The MacBook Air M2 uses a revised Magic Keyboard with scissor-switch mechanism — a major improvement over the butterfly keyboard era. However, individual keys can still fail from debris ingress, liquid spills, or mechanical wear. The critical issue: the keyboard is riveted to the top case. Apple service replaces the entire top case assembly (keyboard, trackpad, speakers, battery) for a single failed key, which costs $400+ even out of warranty. Third-party keyboard repair is possible but voids warranty and requires specialized tools.
The MacBook Air M2 has no cooling fan — the aluminum chassis is the only heat sink. Under sustained workloads (video export, compilation, ML inference), the M2 chip reaches thermal limits faster than in the MacBook Pro, causing CPU and GPU frequency to drop significantly.

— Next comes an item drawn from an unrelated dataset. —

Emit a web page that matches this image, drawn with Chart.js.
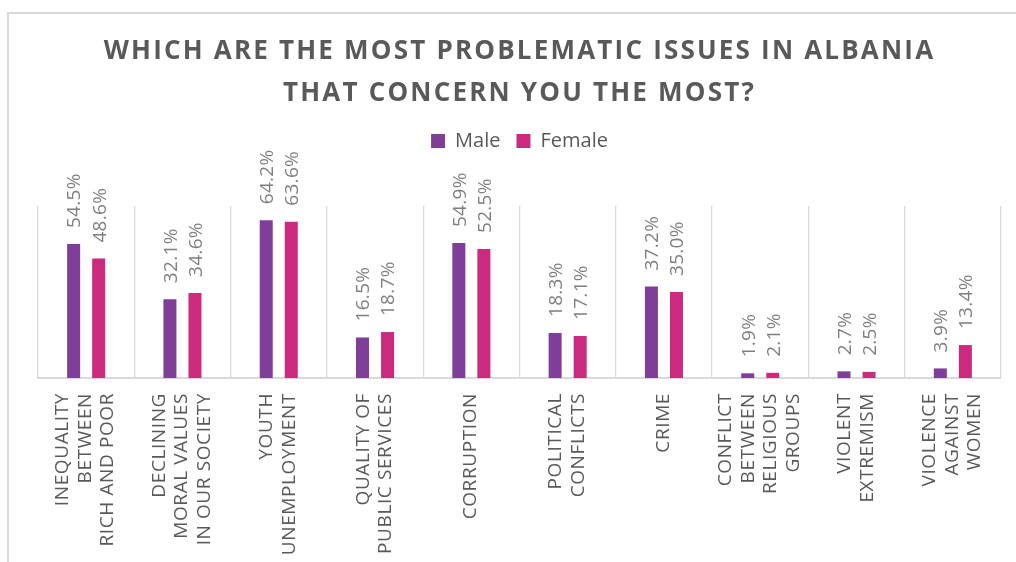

This is by design, not a failure — but performance can degrade 30-50% during extended heavy tasks. Thermal paste between the chip and heat spreader also degrades over 3-4 years, worsening this effect over time.
The MacBook Air 13" M2 uses a 52.6 Wh battery rated for 1000 cycles to 80% capacity. The fanless design means the M2 chip runs warmer during sustained tasks, which accelerates battery chemical aging compared to cooled alternatives. Battery health below 80% triggers macOS service recommendation. The battery uses pull-tab adhesive strips and is accessible via bottom case removal, but Apple often replaces the entire top case (keyboard, trackpad, speakers, battery) as an integrated assembly.